Ultimately, Musk abandoned the loan idea and put up more funding in cash. The 51-year-old ended up selling around $15.5 billion worth of Tesla shares in two waves, in April and in August.

In the end, the South African-born billionaire will personally cough up a little more than $27 billion in cash in the transaction.

And importantly, Musk, who Forbes magazine says is worth around $220 billion, already owns 9.6 percent of Twitter in market shares.

The total sum of the deal also includes $5.2 billion from investment groups and other large funds, including from Larry Ellison, the co-founder of software company Oracle, who wrote a $1 billion check as part of the arrangement.

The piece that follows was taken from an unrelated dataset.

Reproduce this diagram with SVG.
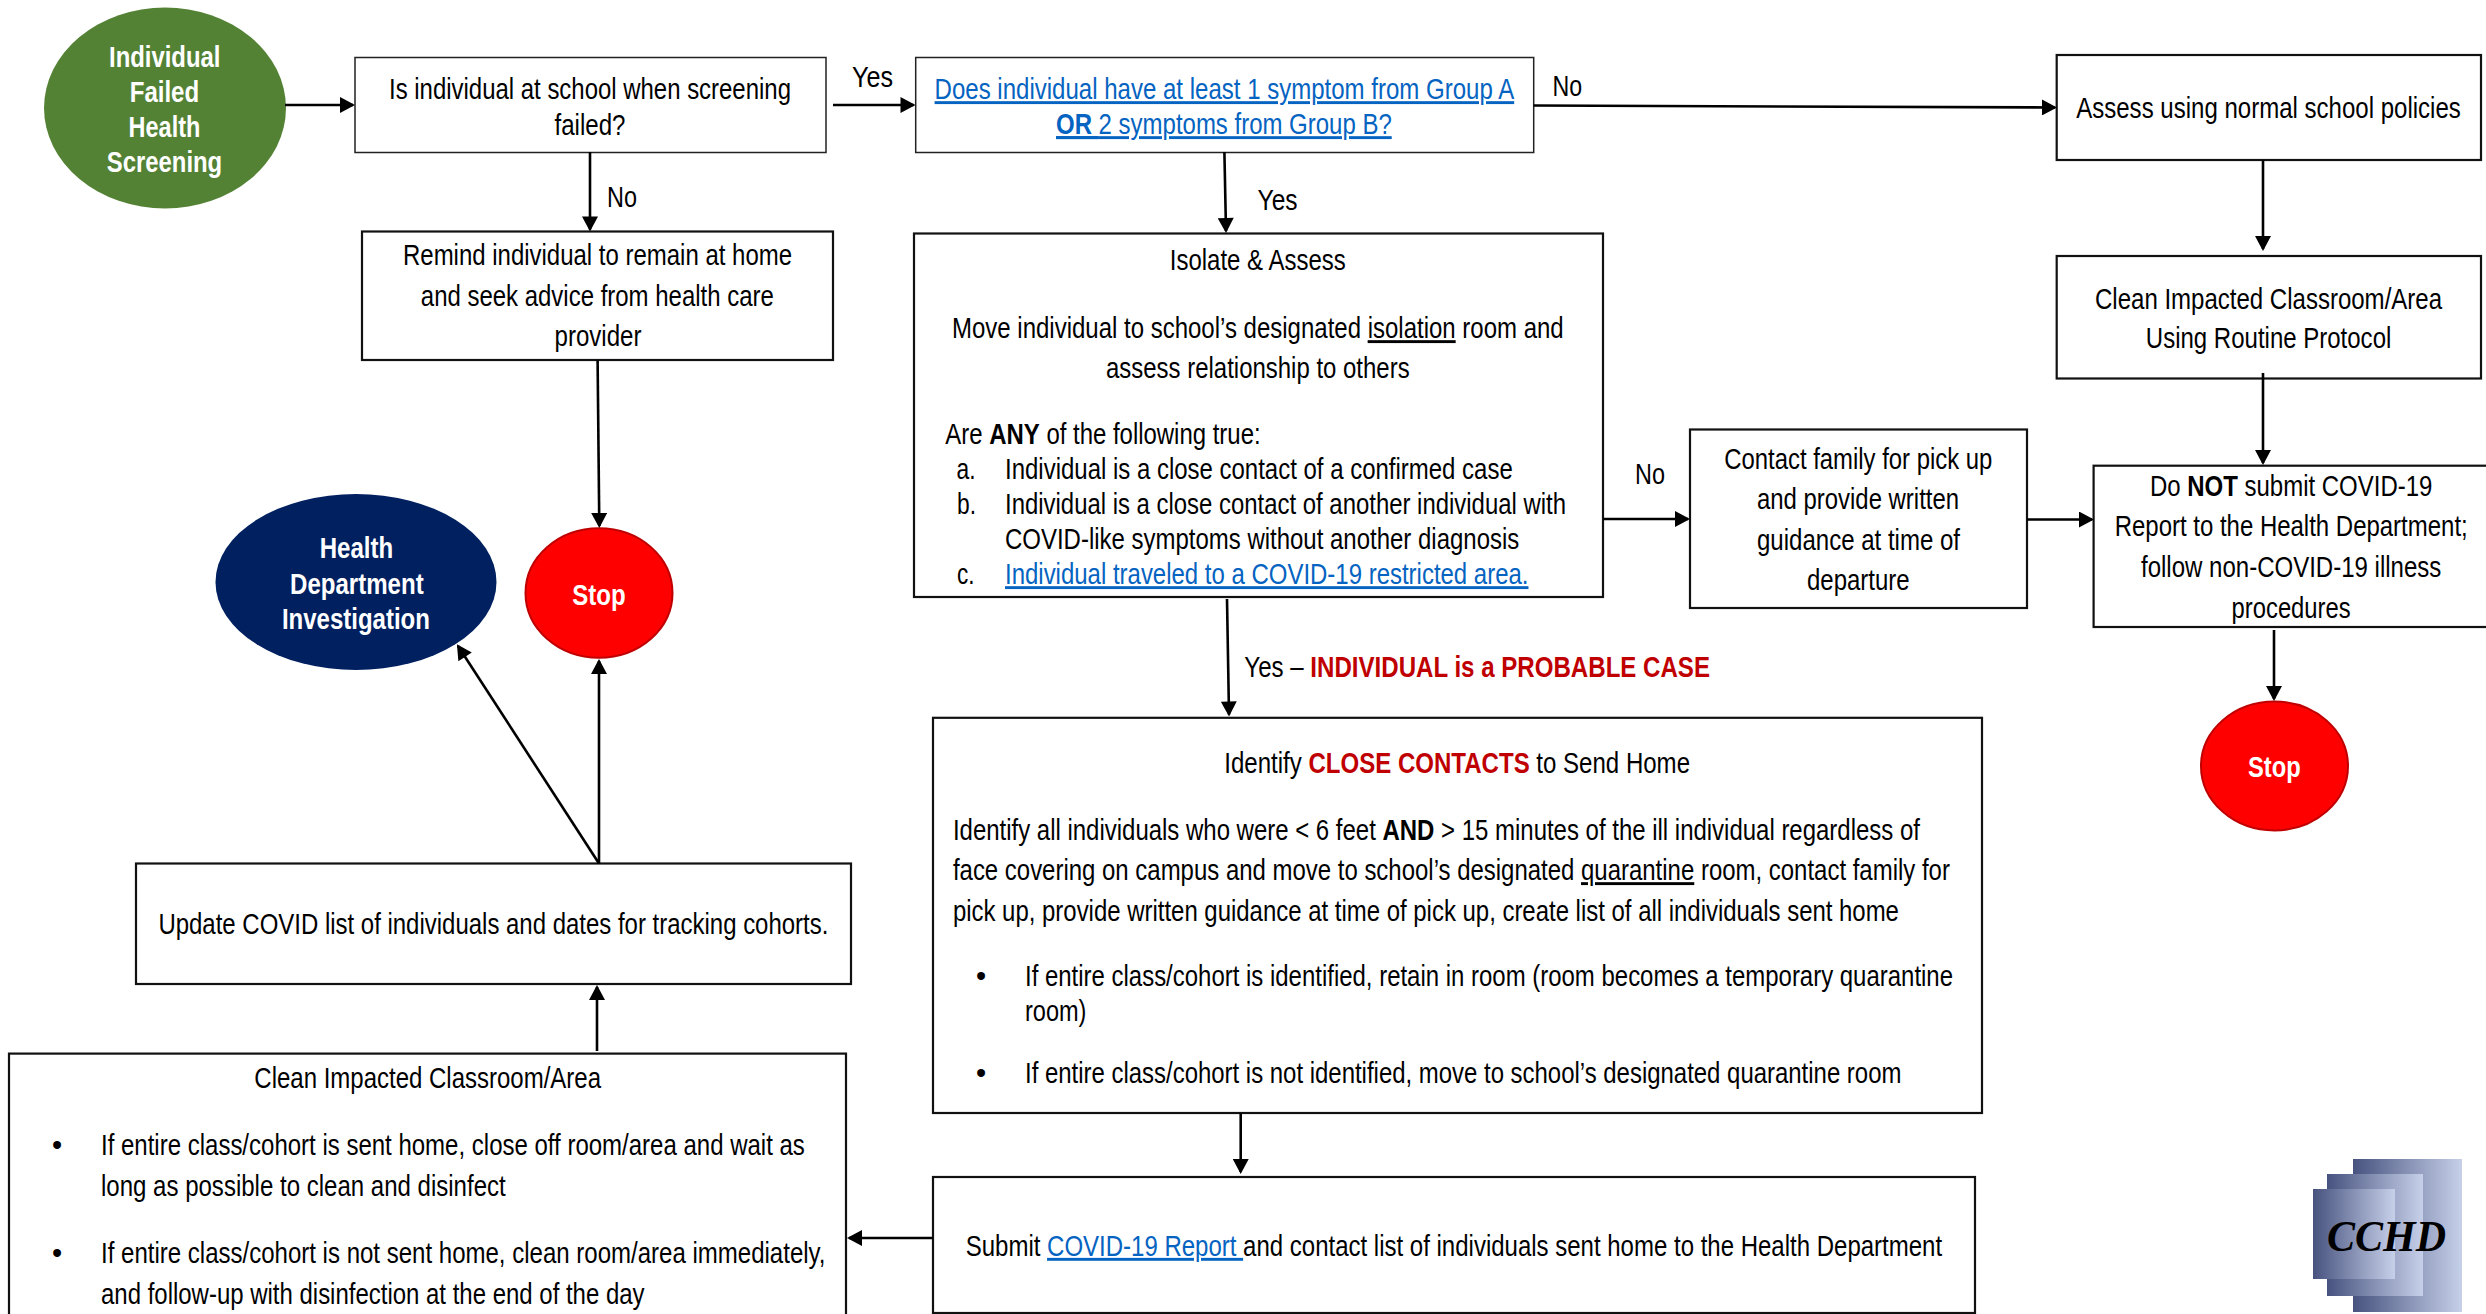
<svg xmlns="http://www.w3.org/2000/svg" width="2486" height="1314" viewBox="0 0 2486 1314">
<style>
text{font-family:"Liberation Sans",Arial,sans-serif;font-size:29px;fill:#000}
.w{fill:#fff;font-weight:bold}
.box{fill:#fff;stroke:#111;stroke-width:2.2}
.thin{stroke-width:1.5;stroke:#222}
.stop{fill:#f00;stroke:#c00000;stroke-width:2}
.b{font-weight:bold}
.r{font-weight:bold;fill:#c00000}
.l{fill:#0563c1;text-decoration:underline}
.u{text-decoration:underline}
.c{fill:none;stroke:#000;stroke-width:2.6;marker-end:url(#ah)}
</style>
<defs>
<marker id="ah" markerUnits="userSpaceOnUse" markerWidth="16" markerHeight="16" viewBox="0 0 15 16" refX="13" refY="8" orient="auto"><path d="M0 0L15 8L0 16Z" fill="#000"/></marker>
<linearGradient id="lg"><stop offset="0" stop-color="#47527f"/><stop offset="1" stop-color="#c6d0e9"/></linearGradient>
</defs>
<rect width="2486" height="1314" fill="#fff"/>

<g id="start">
<ellipse cx="165" cy="108" rx="121" ry="100.5" fill="#548235"/>
<text class="w" transform="translate(109 67) scale(.83 1)" textLength="134.3" lengthAdjust="spacingAndGlyphs">Individual</text>
<text class="w" transform="translate(129.7 102) scale(.83 1)" textLength="83.7" lengthAdjust="spacingAndGlyphs">Failed</text>
<text class="w" transform="translate(128.6 137) scale(.83 1)" textLength="86.4" lengthAdjust="spacingAndGlyphs">Health</text>
<text class="w" transform="translate(106.8 172) scale(.83 1)" textLength="139" lengthAdjust="spacingAndGlyphs">Screening</text>
</g>

<g id="at-school">
<rect class="box thin" x="355" y="57.5" width="471" height="95"/>
<text transform="translate(389 99) scale(.83 1)" textLength="484.3" lengthAdjust="spacingAndGlyphs">Is individual at school when screening</text>
<text transform="translate(554.5 134.5) scale(.83 1)" textLength="85.5" lengthAdjust="spacingAndGlyphs">failed?</text>
</g>

<g id="remind">
<rect class="box" x="362" y="231.5" width="471" height="128.5"/>
<text transform="translate(403 265) scale(.83 1)" textLength="468.7" lengthAdjust="spacingAndGlyphs">Remind individual to remain at home</text>
<text transform="translate(420.8 306) scale(.83 1)" textLength="425.3" lengthAdjust="spacingAndGlyphs">and seek advice from health care</text>
<text transform="translate(554.5 346) scale(.83 1)" textLength="104.8" lengthAdjust="spacingAndGlyphs">provider</text>
</g>

<g id="stop-left">
<ellipse class="stop" cx="599" cy="593" rx="73.5" ry="64.7"/>
<text class="w" transform="translate(572.3 605) scale(.83 1)" textLength="64.3" lengthAdjust="spacingAndGlyphs">Stop</text>
</g>

<g id="hd">
<ellipse cx="356" cy="582" rx="140.5" ry="88" fill="#002060"/>
<text class="w" transform="translate(319.7 557.5) scale(.83 1)" textLength="88.6" lengthAdjust="spacingAndGlyphs">Health</text>
<text class="w" transform="translate(290 593.5) scale(.83 1)" textLength="161.1" lengthAdjust="spacingAndGlyphs">Department</text>
<text class="w" transform="translate(281.9 629) scale(.83 1)" textLength="178.3" lengthAdjust="spacingAndGlyphs">Investigation</text>
</g>

<g id="symptoms">
<rect class="box thin" x="915.7" y="57.5" width="618" height="95"/>
<text transform="translate(934.6 99) scale(.83 1)" textLength="698.3" lengthAdjust="spacingAndGlyphs" class="l">Does individual have at least 1 symptom from Group A</text>
<text transform="translate(1056 134) scale(.83 1)" textLength="404.5" lengthAdjust="spacingAndGlyphs" class="l"><tspan class="l b">OR </tspan>2 symptoms from Group B?</text>
</g>

<g id="isolate">
<rect class="box" x="914" y="233.5" width="689" height="363.5"/>
<text transform="translate(1169.8 270) scale(.83 1)" textLength="212" lengthAdjust="spacingAndGlyphs">Isolate &amp; Assess</text>
<text transform="translate(952 338) scale(.83 1)" textLength="737" lengthAdjust="spacingAndGlyphs">Move individual to school’s designated <tspan class="u">isolation</tspan> room and</text>
<text transform="translate(1106 378) scale(.83 1)" textLength="365.8" lengthAdjust="spacingAndGlyphs">assess relationship to others</text>
<text transform="translate(945.3 444) scale(.83 1)" textLength="379.9" lengthAdjust="spacingAndGlyphs">Are <tspan class="b">ANY</tspan> of the following true:</text>
<text transform="translate(956.5 479) scale(.83 1)" textLength="22.9" lengthAdjust="spacingAndGlyphs">a.</text>
<text transform="translate(1005 479) scale(.83 1)" textLength="611.7" lengthAdjust="spacingAndGlyphs">Individual is a close contact of a confirmed case</text>
<text transform="translate(957 514) scale(.83 1)" textLength="22.9" lengthAdjust="spacingAndGlyphs">b.</text>
<text transform="translate(1005 514) scale(.83 1)" textLength="675.9" lengthAdjust="spacingAndGlyphs">Individual is a close contact of another individual with</text>
<text transform="translate(1005 549) scale(.83 1)" textLength="619.6" lengthAdjust="spacingAndGlyphs">COVID-like symptoms without another diagnosis</text>
<text transform="translate(957 584) scale(.83 1)" textLength="21.1" lengthAdjust="spacingAndGlyphs">c.</text>
<text transform="translate(1005 584) scale(.83 1)" textLength="630.7" lengthAdjust="spacingAndGlyphs" class="l">Individual traveled to a COVID-19 restricted area.</text>
</g>

<g id="contact-family">
<rect class="box" x="1690" y="429.5" width="337" height="178.5"/>
<text transform="translate(1724.3 469) scale(.83 1)" textLength="322.9" lengthAdjust="spacingAndGlyphs">Contact family for pick up</text>
<text transform="translate(1757 509) scale(.83 1)" textLength="243.4" lengthAdjust="spacingAndGlyphs">and provide written</text>
<text transform="translate(1757 550) scale(.83 1)" textLength="244.6" lengthAdjust="spacingAndGlyphs">guidance at time of</text>
<text transform="translate(1807 590) scale(.83 1)" textLength="123.7" lengthAdjust="spacingAndGlyphs">departure</text>
</g>

<g id="assess-normal">
<rect class="box" x="2056.7" y="55" width="424.3" height="105"/>
<text transform="translate(2076.2 118) scale(.83 1)" textLength="463.4" lengthAdjust="spacingAndGlyphs">Assess using normal school policies</text>
</g>

<g id="clean-routine">
<rect class="box" x="2056.7" y="256" width="424.3" height="122.5"/>
<text transform="translate(2095 308.5) scale(.83 1)" textLength="418.1" lengthAdjust="spacingAndGlyphs">Clean Impacted Classroom/Area</text>
<text transform="translate(2145.8 348) scale(.83 1)" textLength="295.8" lengthAdjust="spacingAndGlyphs">Using Routine Protocol</text>
</g>

<g id="do-not">
<rect class="box" x="2093.6" y="465.7" width="400" height="161.3"/>
<text transform="translate(2150 495.5) scale(.83 1)" textLength="340.2" lengthAdjust="spacingAndGlyphs">Do <tspan class="b">NOT</tspan> submit COVID-19</text>
<text transform="translate(2114.7 536) scale(.83 1)" textLength="425.3" lengthAdjust="spacingAndGlyphs">Report to the Health Department;</text>
<text transform="translate(2141 577) scale(.83 1)" textLength="361.8" lengthAdjust="spacingAndGlyphs">follow non-COVID-19 illness</text>
<text transform="translate(2231.6 617.5) scale(.83 1)" textLength="143.4" lengthAdjust="spacingAndGlyphs">procedures</text>
</g>

<g id="stop-right">
<ellipse class="stop" cx="2274.5" cy="766" rx="73.5" ry="64.5"/>
<text class="w" transform="translate(2248 777) scale(.83 1)" textLength="63.5" lengthAdjust="spacingAndGlyphs">Stop</text>
</g>

<g id="close-contacts">
<rect class="box" x="933" y="717.8" width="1049" height="395.2"/>
<text transform="translate(1224.3 773) scale(.83 1)" textLength="561.1" lengthAdjust="spacingAndGlyphs">Identify <tspan class="r">CLOSE CONTACTS</tspan> to Send Home</text>
<text transform="translate(952.9 839.7) scale(.83 1)" textLength="1165.1" lengthAdjust="spacingAndGlyphs">Identify all individuals who were &lt; 6 feet <tspan class="b">AND</tspan> &gt; 15 minutes of the ill individual regardless of</text>
<text transform="translate(952.9 880) scale(.83 1)" textLength="1201.2" lengthAdjust="spacingAndGlyphs">face covering on campus and move to school’s designated <tspan class="u">quarantine</tspan> room, contact family for</text>
<text transform="translate(952.9 921) scale(.83 1)" textLength="1139.8" lengthAdjust="spacingAndGlyphs">pick up, provide written guidance at time of pick up, create list of all individuals sent home</text>
<text x="976" y="986">•</text>
<text transform="translate(1025 986) scale(.83 1)" textLength="1118.1" lengthAdjust="spacingAndGlyphs">If entire class/cohort is identified, retain in room (room becomes a temporary quarantine</text>
<text transform="translate(1025 1020.6) scale(.83 1)" textLength="74" lengthAdjust="spacingAndGlyphs">room)</text>
<text x="976" y="1083">•</text>
<text transform="translate(1025 1083) scale(.83 1)" textLength="1055.9" lengthAdjust="spacingAndGlyphs">If entire class/cohort is not identified, move to school’s designated quarantine room</text>
</g>

<g id="submit">
<rect class="box" x="933" y="1177" width="1042" height="136"/>
<text transform="translate(965.7 1255.7) scale(.83 1)" textLength="1176.4" lengthAdjust="spacingAndGlyphs">Submit <tspan class="l">COVID-19 Report </tspan>and contact list of individuals sent home to the Health Department</text>
</g>

<g id="update-list">
<rect class="box" x="136" y="863.5" width="715" height="120.5"/>
<text transform="translate(158.4 934.4) scale(.83 1)" textLength="807.2" lengthAdjust="spacingAndGlyphs">Update COVID list of individuals and dates for tracking cohorts.</text>
</g>

<g id="clean-area">
<rect class="box" x="9" y="1053.6" width="837" height="300"/>
<text transform="translate(254.3 1088) scale(.83 1)" textLength="417.7" lengthAdjust="spacingAndGlyphs">Clean Impacted Classroom/Area</text>
<text x="52" y="1155">•</text>
<text transform="translate(101 1155) scale(.83 1)" textLength="848" lengthAdjust="spacingAndGlyphs">If entire class/cohort is sent home, close off room/area and wait as</text>
<text transform="translate(101 1196) scale(.83 1)" textLength="487.6" lengthAdjust="spacingAndGlyphs">long as possible to clean and disinfect</text>
<text x="52" y="1262.6">•</text>
<text transform="translate(101 1262.6) scale(.83 1)" textLength="872.9" lengthAdjust="spacingAndGlyphs">If entire class/cohort is not sent home, clean room/area immediately,</text>
<text transform="translate(101 1304) scale(.83 1)" textLength="654.9" lengthAdjust="spacingAndGlyphs">and follow-up with disinfection at the end of the day</text>
</g>

<g id="logo">
<rect x="2353" y="1159" width="109" height="153" fill="url(#lg)"/>
<rect x="2327" y="1174" width="96" height="122" fill="url(#lg)"/>
<rect x="2313" y="1189" width="82" height="90" fill="url(#lg)"/>
<text transform="translate(2327 1250.7) scale(.95 1)" textLength="125.3" lengthAdjust="spacingAndGlyphs" style="font-family:'Liberation Serif','Times New Roman',serif;font-size:44px;font-weight:bold;font-style:italic">CCHD</text>
</g>

<g id="connectors">
<path class="c" d="M285 105H353"/>
<path class="c" d="M833 105H913.5"/>
<path class="c" d="M590 152V229.5"/>
<path class="c" d="M597.6 360L599.3 526"/>
<path class="c" d="M1533.6 105.5L2055 107.5"/>
<path class="c" d="M1224.4 152L1226 231"/>
<path class="c" d="M1603 519H1688"/>
<path class="c" d="M1227 599L1229 714.5"/>
<path class="c" d="M2263 160V249"/>
<path class="c" d="M2263 373V463"/>
<path class="c" d="M2027 519.5H2092"/>
<path class="c" d="M2274 630V699"/>
<path class="c" d="M1240.7 1113V1172"/>
<path class="c" d="M933 1238H849"/>
<path class="c" d="M597 1051V987"/>
<path class="c" d="M599 863.5V661"/>
<path class="c" d="M599 863.5L458 646"/>
</g>

<g id="labels">
<text transform="translate(852 87) scale(.83 1)" textLength="49.4" lengthAdjust="spacingAndGlyphs">Yes</text>
<text transform="translate(607 207) scale(.83 1)" textLength="36.1" lengthAdjust="spacingAndGlyphs">No</text>
<text transform="translate(1552.4 96) scale(.83 1)" textLength="35.7" lengthAdjust="spacingAndGlyphs">No</text>
<text transform="translate(1257.6 210) scale(.83 1)" textLength="48.2" lengthAdjust="spacingAndGlyphs">Yes</text>
<text transform="translate(1635 484) scale(.83 1)" textLength="36.1" lengthAdjust="spacingAndGlyphs">No</text>
<text transform="translate(1244.3 677) scale(.83 1)" textLength="561.1" lengthAdjust="spacingAndGlyphs">Yes – <tspan class="r">INDIVIDUAL is a PROBABLE CASE</tspan></text>
</g>
</svg>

Qatar Holding, which is controlled by Qatar's sovereign wealth fund, the Qatar Investment Authority, has also tossed capital into the pot.

And Prince Alwaleed bin Talal of Saudi Arabia transferred to Musk the nearly 35 million shares he already owned.

In exchange for their investments, the contributors will become Twitter shareholders.

The rest of the money -- about $13 billion worth -- is backed by bank loans, including from Morgan Stanley, Bank of America, Japanese banks Mitsubishi UFJ Financial Group and Mizuho, Barclays and the French banks Societe Generale and BNP Paribas.